1989 and I'm merrily spinning the volume dial so that The Telescope's chaotic, spitting noise rattles round the room, filling in the gaps with its shrieking post JAMC/Spacemen/Valentines power. Move on seventeen years and The Telescopes are still creating powerful music, but its infinitely more controlled. The blustering feedback-fired chords and screamed lyrics have been replaced with pulsating, abstract washes of sound, and again I'm twisting the volume dial, listening hard, trying to pinpoint the place where The Telescopes severed their musical mooring ropes and set themselves adrift. Their new mini album 'Hungry Audio Tapes' suggests a world come to the end of time, a place where inanimate objects are all that's left in an uninhabitable wasteland and music rises as static from a dead planet's surface, the true sound of secret machines.

Despite the shapeshifting chaos and form-free soundscaping, The Telescopes' music is delicately crafted. It's not really 'ear-bleed' as the press release would have it, a term that suggests superficial distress caused by surface noise. This goes deeper, it's more insidious, music that slyly draws you close, making you listen hard, picking out individual fragments, following one chain of sound until it dissolves into another; disorientating, chilling.

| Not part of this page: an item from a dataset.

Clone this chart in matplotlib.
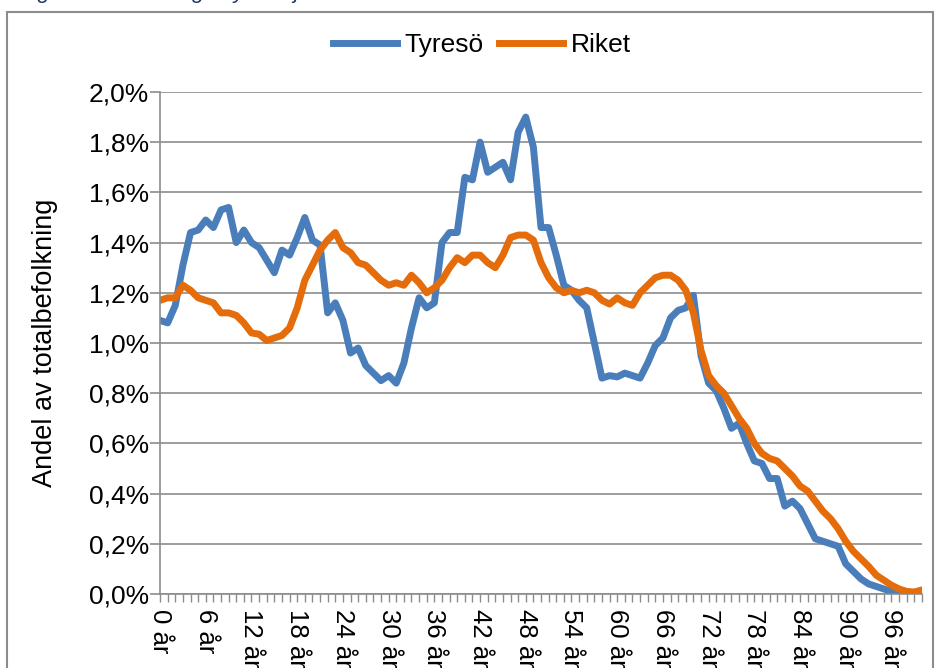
import numpy as np
import matplotlib.pyplot as plt
from matplotlib.patches import Rectangle
from matplotlib.ticker import FixedLocator, FuncFormatter

plt.rcParams['font.family'] = ['Liberation Sans', 'DejaVu Sans']

# andel av totalbefolkningen (%) per ålder 0-100 år
ages = list(range(101))
tyreso = [1.09, 1.08, 1.15, 1.31, 1.44, 1.45, 1.49, 1.46, 1.53, 1.54,
          1.40, 1.45, 1.40, 1.38, 1.33, 1.28, 1.37, 1.35, 1.42, 1.50,
          1.41, 1.39, 1.12, 1.16, 1.09, 0.96, 0.98, 0.91, 0.88, 0.85,
          0.87, 0.84, 0.92, 1.06, 1.18, 1.14, 1.16, 1.40, 1.44, 1.44,
          1.66, 1.65, 1.80, 1.68, 1.70, 1.72, 1.65, 1.84, 1.90, 1.78,
          1.46, 1.46, 1.35, 1.23, 1.21, 1.17, 1.14, 1.00, 0.86, 0.87,
          0.865, 0.88, 0.87, 0.86, 0.92, 0.99, 1.02, 1.10, 1.13, 1.14,
          1.19, 0.95, 0.84, 0.81, 0.74, 0.66, 0.68, 0.60, 0.53, 0.52,
          0.46, 0.46, 0.35, 0.37, 0.34, 0.28, 0.22, 0.21, 0.20, 0.19,
          0.12, 0.09, 0.06, 0.04, 0.03, 0.02, 0.01, 0.005, 0.003, 0.002,
          0.008]
riket = [1.17, 1.18, 1.18, 1.23, 1.21, 1.18, 1.17, 1.16, 1.12, 1.12,
         1.11, 1.08, 1.04, 1.035, 1.01, 1.02, 1.03, 1.06, 1.14, 1.25,
         1.31, 1.37, 1.41, 1.44, 1.38, 1.36, 1.32, 1.31, 1.28, 1.25,
         1.23, 1.24, 1.23, 1.27, 1.24, 1.20, 1.22, 1.25, 1.30, 1.34,
         1.32, 1.35, 1.35, 1.32, 1.30, 1.35, 1.42, 1.43, 1.43, 1.41,
         1.32, 1.26, 1.22, 1.20, 1.21, 1.20, 1.21, 1.20, 1.17, 1.155,
         1.18, 1.16, 1.15, 1.20, 1.23, 1.26, 1.27, 1.27, 1.25, 1.21,
         1.12, 0.97, 0.87, 0.83, 0.80, 0.75, 0.70, 0.66, 0.60, 0.56,
         0.54, 0.53, 0.50, 0.47, 0.43, 0.41, 0.37, 0.33, 0.30, 0.26,
         0.21, 0.17, 0.14, 0.11, 0.075, 0.055, 0.035, 0.02, 0.01, 0.008,
         0.016]
label_ages = list(range(0, 97, 6))
y_ticks = [0.0, 0.2, 0.4, 0.6, 0.8, 1.0, 1.2, 1.4, 1.6, 1.8, 2.0]

fig = plt.figure(figsize=(9.36, 6.68), dpi=100)
ax = fig.add_axes([0.171, 0.1108, 0.814, 0.7515])

ax.plot(ages, tyreso, color='#4A7EBB', lw=5, solid_joinstyle='round', label='Tyresö')
ax.plot(ages, riket, color='#E46C0A', lw=5, solid_joinstyle='round', label='Riket')

ax.set_xlim(0, 100)
ax.set_ylim(0, 2.0)
ax.set_yticks(y_ticks)
ax.yaxis.set_major_formatter(FuncFormatter(lambda v, p: f"{v:.1f}%".replace('.', ',')))
ax.grid(axis='y', color='#8c8c8c', lw=1.2)
ax.set_axisbelow(True)

ax.set_xticks(label_ages)
ax.set_xticklabels([f"{a} år" for a in label_ages], rotation=-90, fontsize=18.5)
ax.xaxis.set_minor_locator(FixedLocator(ages))
ax.tick_params(axis='x', which='both', length=6, color='#8c8c8c', width=1, pad=5)
ax.tick_params(axis='y', length=7, color='#8c8c8c', width=1.2, labelsize=19, pad=1)

for s in ['top', 'right']:
    ax.spines[s].set_visible(False)
for s in ['left', 'bottom']:
    ax.spines[s].set_color('#8c8c8c')
    ax.spines[s].set_linewidth(1.2)

ax.set_ylabel('Andel av totalbefolkning', fontsize=19.5, labelpad=22)

fig.legend(loc='center', bbox_to_anchor=(0.515, 0.932), ncol=2, frameon=False,
           fontsize=19, handlelength=2.4, columnspacing=0.6, handletextpad=0.3)

# ram runt diagrammet
fig.patches.append(Rectangle((7 / 936, -0.05), 926 / 936, 1.05 - 12 / 668,
                             transform=fig.transFigure, fill=False,
                             edgecolor='#8c8c8c', lw=1.5, clip_on=False))

# avskuren rubrik ovanför
fig.text(0.02, 1 + 2 / 668, 'Figur 4: Befolkning i Tyresö jämfört med riket 2013',
         fontsize=16, style='italic', color='#1F3864', va='baseline')

fig.savefig('out.png', dpi=100)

The drone and warp of 'Another Sky' (a Krautrock nod to Can's 'Mother Sky'?) is the eerie melancholic keening of abandoned machinery, Suicide's 'Rocket USA' played through an electricity sub-station. Over drifting Godspeed! You atmospherics 'Household Objective #2' burrs with the monstrous purring breaths of some mechanical appliance that's taken on a life of its own. The intoning voices of 'Winter #7' sound leached of vitality, but there is a glimmer of humanity and warmth to the track thanks to the traces of brass that slide through its tolling bleakness, as if Miles Davis is trapped beneath creaking sheets of ice, playing 'Sketches of Spain' for a frozen world. Most unsettling is 'Demon Landscape', the sound of absolute alone-ness; the furred rattle of white noise over a dead radio or electromagnetic interference rippling through the atmosphere. The track ends with looped noise that could be the sound of rushing water or the non-sound of pure nothingness echoing in your ears.

To end, The Telescopes look to their beginnings. 'The Perfect Needle' always had a certain stately grace about it, but where once it elegantly swirled, 'Perfect Needle #4' now floats, muted, on a fathomless undertow of barely-there bass that's more sensed than truly heard. It's like catching an echo of the song from aeons ago still drifting in deep space, the words 'It hurts too much to be where you are' a final explanation beamed in from the other side.